▸ **MATERIAL PROVIDED**
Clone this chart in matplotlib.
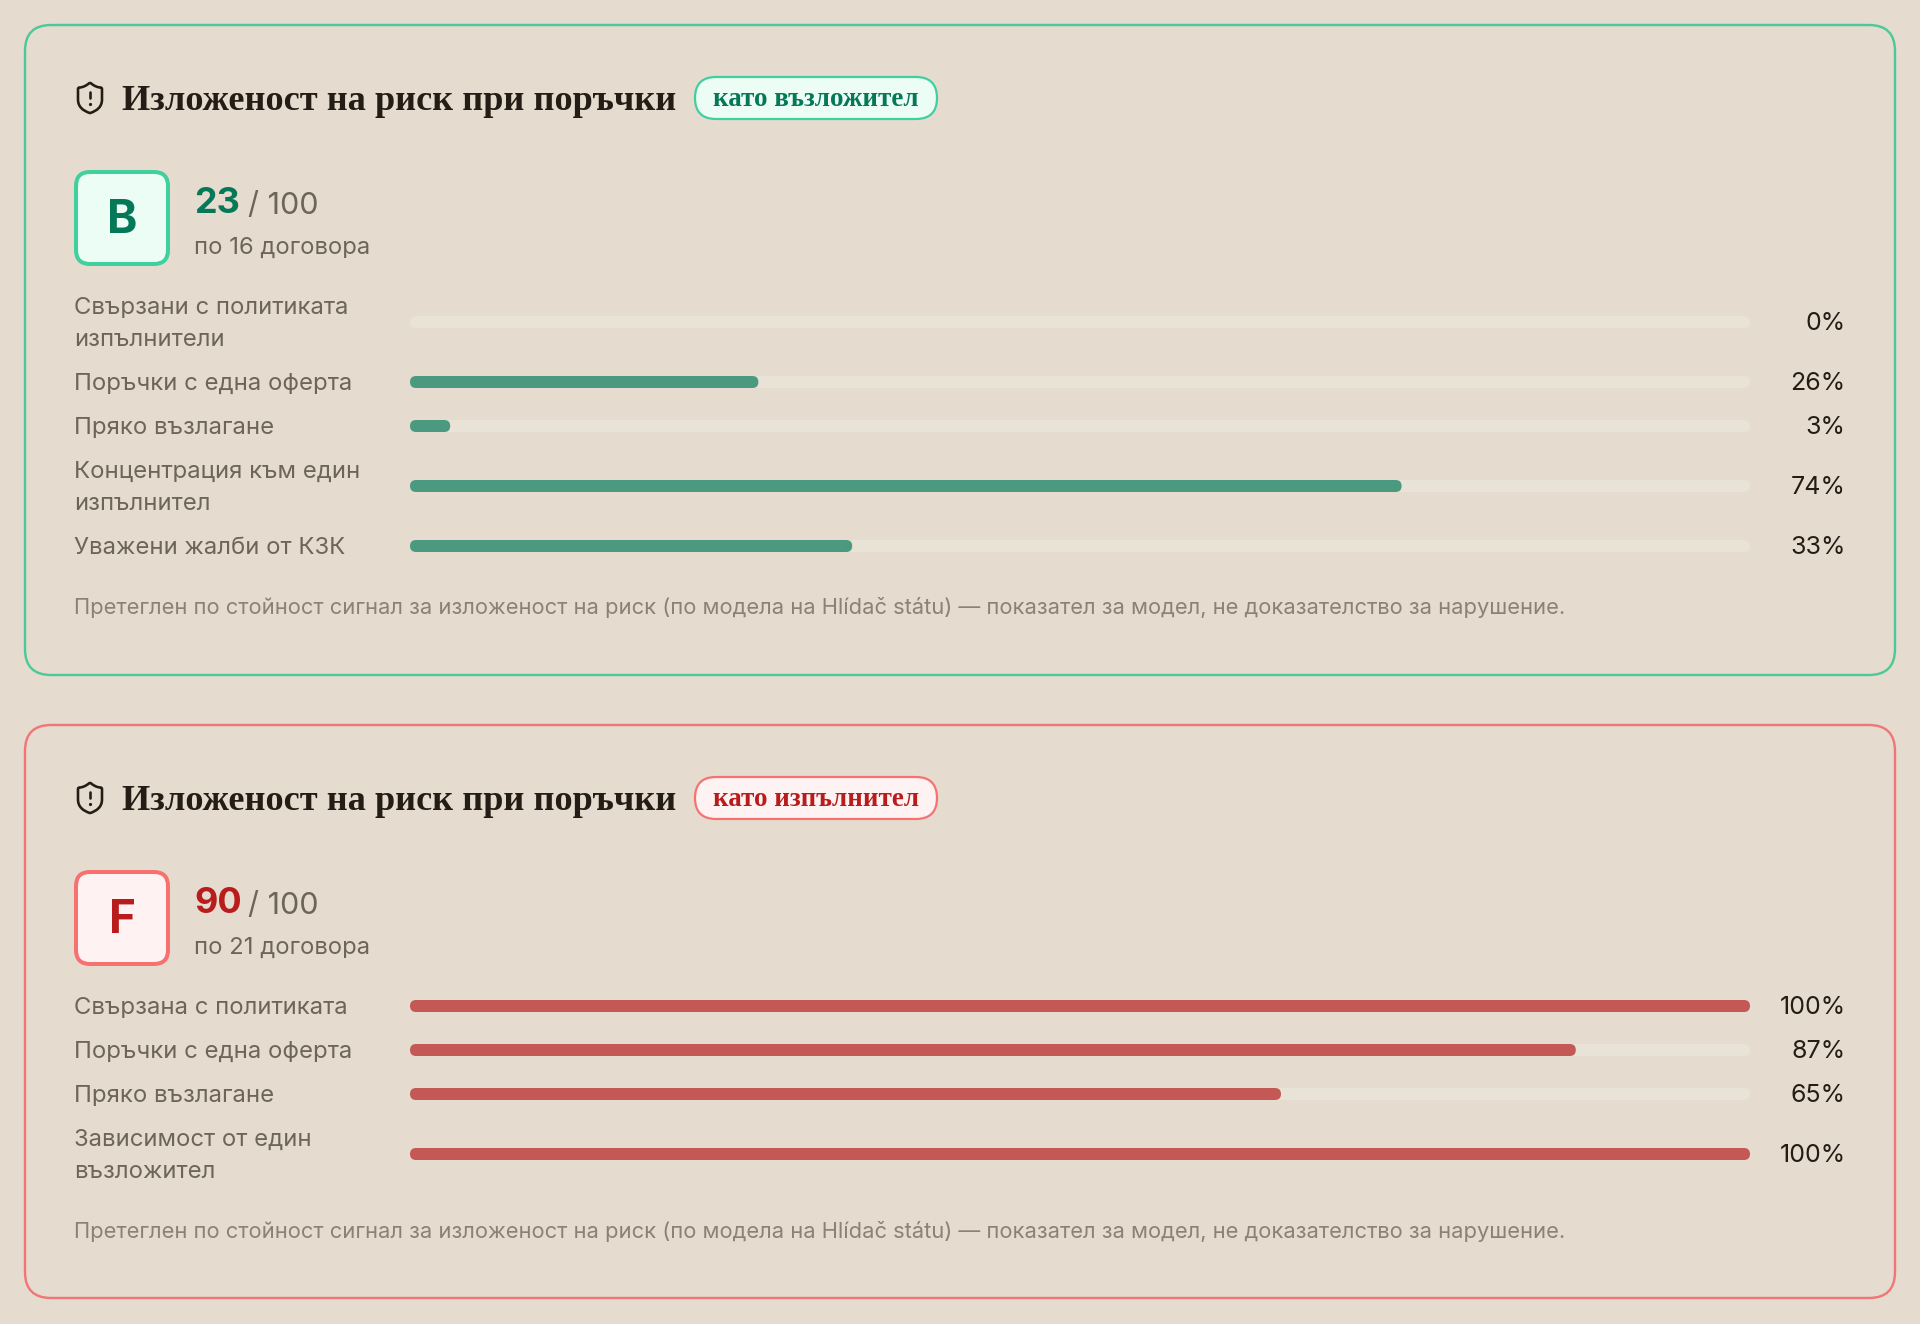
import matplotlib
matplotlib.use("Agg")
import matplotlib.pyplot as plt
from matplotlib.patches import FancyBboxPatch, PathPatch
from matplotlib.path import Path

W, H = 1920, 1324
TITLE = "Изложеност на риск при поръчки"
FOOT = "Претеглен по стойност сигнал за изложеност на риск (по модела на Hlídač státu) — показател за модел, не доказателство за нарушение."

buyer_labels = ["Свързани с политиката\nизпълнители", "Поръчки с една оферта", "Пряко възлагане",
                "Концентрация към един\nизпълнител", "Уважени жалби от КЗК"]
buyer_values = [0, 26, 3, 74, 33]
supplier_labels = ["Свързана с политиката", "Поръчки с една оферта", "Пряко възлагане",
                   "Зависимост от един\nвъзложител"]
supplier_values = [100, 87, 65, 100]

BG = "#e5dccf"
TRACK = "#e9e3d7"
INK = "#241d16"
MUTED = "#6e655a"
FAINT = "#8b8175"
SANS = "Inter"
SERIF = "Liberation Serif"

fig = plt.figure(figsize=(W / 100, H / 100), dpi=100, facecolor=BG)
ax = fig.add_axes([0, 0, 1, 1])
ax.set_xlim(0, W)
ax.set_ylim(H, 0)
ax.axis("off")

BAR_L, BAR_R = 410, 1750
bx = fig.add_axes([BAR_L / W, 0, (BAR_R - BAR_L) / W, 1])
bx.set_xlim(0, 100)
bx.set_ylim(H, 0)
bx.axis("off")
bx.patch.set_alpha(0)

PX = 0.72


def txt(x, y, s, size, color, weight="normal", family=SANS, ha="left"):
    return ax.text(x, y, s, fontsize=size * PX, color=color, fontweight=weight,
                   family=family, ha=ha, va="baseline", zorder=5)


def rbox(x0, y0, x1, y1, r, fc, ec, lw):
    ax.add_patch(FancyBboxPatch((x0 + r, y0 + r), x1 - x0 - 2 * r, y1 - y0 - 2 * r,
                                boxstyle=f"round,pad={r},rounding_size={r}",
                                fc=fc, ec=ec, lw=lw * PX, zorder=2))


def bar(y, value, color, h=12):
    r = h / 2
    u = 100 / (BAR_R - BAR_L)
    bx.add_patch(FancyBboxPatch((0, y - h / 2), value, h,
                                boxstyle=f"round,pad=0,rounding_size={r * u}",
                                mutation_aspect=1 / u, fc=color, ec="none", zorder=3))


def shield(y0, color):
    M, L, C, Z = Path.MOVETO, Path.LINETO, Path.CURVE4, Path.CLOSEPOLY
    pts = [(20, 13), (20, 18), (16.5, 20.5), (12.34, 21.95), (12.1, 22.03), (11.9, 22.03), (11.67, 21.94),
           (7.5, 20.5), (4, 18), (4, 13), (4, 6), (4, 5.4), (4.4, 5), (5, 5),
           (7, 5), (9.5, 3.8), (11.24, 2.28), (11.7, 1.9), (12.3, 1.9), (12.76, 2.28),
           (14.51, 3.81), (17, 5), (19, 5), (19.6, 5), (20, 5.4), (20, 6), (20, 13)]
    codes = [M, C, C, C, C, C, C, C, C, C, L, C, C, C, C, C, C, C, C, C, C, C, C, C, C, C, Z]
    f = lambda p: (72 + 1.5 * p[0], y0 + 1.5 * p[1])
    ax.add_patch(PathPatch(Path([f(p) for p in pts], codes), fc="none", ec=color, lw=2.6 * PX,
                           joinstyle="round", zorder=5))
    ax.plot([90, 90], [y0 + 12, y0 + 18], color=color, lw=2.6 * PX, solid_capstyle="round", zorder=5)
    ax.plot([90], [y0 + 24], "o", color=color, ms=3.2 * PX, mew=0, zorder=5)


def panel(top, bottom, accent, vivid, pill_fc, strong, fill, tag, grade, score, count, labels, values, rows, foot_y):
    d = top - 25
    rbox(25, top, 1895, bottom, 26, BG, accent, 2.4)
    shield(80 + d, INK)
    txt(122, 110 + d, TITLE, 36.2, INK, "bold", SERIF)
    rbox(695, 77 + d, 937, 119 + d, 21, pill_fc, vivid, 2.2)
    txt(816, 106 + d, tag, 27, strong, "bold", SERIF, ha="center")
    rbox(76, 172 + d, 168, 264 + d, 14, pill_fc, vivid, 4)
    txt(122, 233 + d, grade, 46, strong, "bold", ha="center")
    txt(194, 213 + d, str(score), 36, strong, "bold")
    txt(248, 214 + d, "/ 100", 30.5, MUTED)
    txt(194, 254 + d, f"по {count} договора", 23.8, MUTED)
    for lab, val, y in zip(labels, values, rows):
        bar(y, 100, TRACK)
        if val > 0:
            bar(y, val, fill)
        lines = lab.split("\n")
        if len(lines) == 1:
            txt(74, y + 8, lines[0], 23.9, MUTED)
        else:
            txt(74, y - 8, lines[0], 23.9, MUTED)
            txt(74, y + 24, lines[1], 23.9, MUTED)
        txt(1845.5, y + 8, f"{val}%", 25, INK, ha="right")
    txt(74, foot_y, FOOT, 21.9, FAINT)


panel(25, 675, "#4cc996", "#3fd09b", "#ecfdf6", "#047857", "#4b9a80", "като възложител", "B", 23, 16,
      buyer_labels, buyer_values, [322, 382, 426, 486, 546], 614)
panel(725, 1298, "#f07678", "#f87171", "#fef2f2", "#b91c1c", "#c45855", "като изпълнител", "F", 90, 21,
      supplier_labels, supplier_values, [1006, 1050, 1094, 1154], 1238)

fig.savefig("out.png", dpi=100, facecolor=BG)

▸ **REQUIRED TASK**
Extract the full listing above verbatim; pictures are to be left out of the copy.

▸ **CORRECT OUTPUT**
Clone this chart in matplotlib.
import matplotlib
matplotlib.use("Agg")
import matplotlib.pyplot as plt
from matplotlib.patches import FancyBboxPatch, PathPatch
from matplotlib.path import Path

W, H = 1920, 1324
TITLE = "Изложеност на риск при поръчки"
FOOT = "Претеглен по стойност сигнал за изложеност на риск (по модела на Hlídač státu) — показател за модел, не доказателство за нарушение."

buyer_labels = ["Свързани с политиката\nизпълнители", "Поръчки с една оферта", "Пряко възлагане",
                "Концентрация към един\nизпълнител", "Уважени жалби от КЗК"]
buyer_values = [0, 26, 3, 74, 33]
supplier_labels = ["Свързана с политиката", "Поръчки с една оферта", "Пряко възлагане",
                   "Зависимост от един\nвъзложител"]
supplier_values = [100, 87, 65, 100]

BG = "#e5dccf"
TRACK = "#e9e3d7"
INK = "#241d16"
MUTED = "#6e655a"
FAINT = "#8b8175"
SANS = "Inter"
SERIF = "Liberation Serif"

fig = plt.figure(figsize=(W / 100, H / 100), dpi=100, facecolor=BG)
ax = fig.add_axes([0, 0, 1, 1])
ax.set_xlim(0, W)
ax.set_ylim(H, 0)
ax.axis("off")

BAR_L, BAR_R = 410, 1750
bx = fig.add_axes([BAR_L / W, 0, (BAR_R - BAR_L) / W, 1])
bx.set_xlim(0, 100)
bx.set_ylim(H, 0)
bx.axis("off")
bx.patch.set_alpha(0)

PX = 0.72


def txt(x, y, s, size, color, weight="normal", family=SANS, ha="left"):
    return ax.text(x, y, s, fontsize=size * PX, color=color, fontweight=weight,
                   family=family, ha=ha, va="baseline", zorder=5)


def rbox(x0, y0, x1, y1, r, fc, ec, lw):
    ax.add_patch(FancyBboxPatch((x0 + r, y0 + r), x1 - x0 - 2 * r, y1 - y0 - 2 * r,
                                boxstyle=f"round,pad={r},rounding_size={r}",
                                fc=fc, ec=ec, lw=lw * PX, zorder=2))


def bar(y, value, color, h=12):
    r = h / 2
    u = 100 / (BAR_R - BAR_L)
    bx.add_patch(FancyBboxPatch((0, y - h / 2), value, h,
                                boxstyle=f"round,pad=0,rounding_size={r * u}",
                                mutation_aspect=1 / u, fc=color, ec="none", zorder=3))


def shield(y0, color):
    M, L, C, Z = Path.MOVETO, Path.LINETO, Path.CURVE4, Path.CLOSEPOLY
    pts = [(20, 13), (20, 18), (16.5, 20.5), (12.34, 21.95), (12.1, 22.03), (11.9, 22.03), (11.67, 21.94),
           (7.5, 20.5), (4, 18), (4, 13), (4, 6), (4, 5.4), (4.4, 5), (5, 5),
           (7, 5), (9.5, 3.8), (11.24, 2.28), (11.7, 1.9), (12.3, 1.9), (12.76, 2.28),
           (14.51, 3.81), (17, 5), (19, 5), (19.6, 5), (20, 5.4), (20, 6), (20, 13)]
    codes = [M, C, C, C, C, C, C, C, C, C, L, C, C, C, C, C, C, C, C, C, C, C, C, C, C, C, Z]
    f = lambda p: (72 + 1.5 * p[0], y0 + 1.5 * p[1])
    ax.add_patch(PathPatch(Path([f(p) for p in pts], codes), fc="none", ec=color, lw=2.6 * PX,
                           joinstyle="round", zorder=5))
    ax.plot([90, 90], [y0 + 12, y0 + 18], color=color, lw=2.6 * PX, solid_capstyle="round", zorder=5)
    ax.plot([90], [y0 + 24], "o", color=color, ms=3.2 * PX, mew=0, zorder=5)


def panel(top, bottom, accent, vivid, pill_fc, strong, fill, tag, grade, score, count, labels, values, rows, foot_y):
    d = top - 25
    rbox(25, top, 1895, bottom, 26, BG, accent, 2.4)
    shield(80 + d, INK)
    txt(122, 110 + d, TITLE, 36.2, INK, "bold", SERIF)
    rbox(695, 77 + d, 937, 119 + d, 21, pill_fc, vivid, 2.2)
    txt(816, 106 + d, tag, 27, strong, "bold", SERIF, ha="center")
    rbox(76, 172 + d, 168, 264 + d, 14, pill_fc, vivid, 4)
    txt(122, 233 + d, grade, 46, strong, "bold", ha="center")
    txt(194, 213 + d, str(score), 36, strong, "bold")
    txt(248, 214 + d, "/ 100", 30.5, MUTED)
    txt(194, 254 + d, f"по {count} договора", 23.8, MUTED)
    for lab, val, y in zip(labels, values, rows):
        bar(y, 100, TRACK)
        if val > 0:
            bar(y, val, fill)
        lines = lab.split("\n")
        if len(lines) == 1:
            txt(74, y + 8, lines[0], 23.9, MUTED)
        else:
            txt(74, y - 8, lines[0], 23.9, MUTED)
            txt(74, y + 24, lines[1], 23.9, MUTED)
        txt(1845.5, y + 8, f"{val}%", 25, INK, ha="right")
    txt(74, foot_y, FOOT, 21.9, FAINT)


panel(25, 675, "#4cc996", "#3fd09b", "#ecfdf6", "#047857", "#4b9a80", "като възложител", "B", 23, 16,
      buyer_labels, buyer_values, [322, 382, 426, 486, 546], 614)
panel(725, 1298, "#f07678", "#f87171", "#fef2f2", "#b91c1c", "#c45855", "като изпълнител", "F", 90, 21,
      supplier_labels, supplier_values, [1006, 1050, 1094, 1154], 1238)

fig.savefig("out.png", dpi=100, facecolor=BG)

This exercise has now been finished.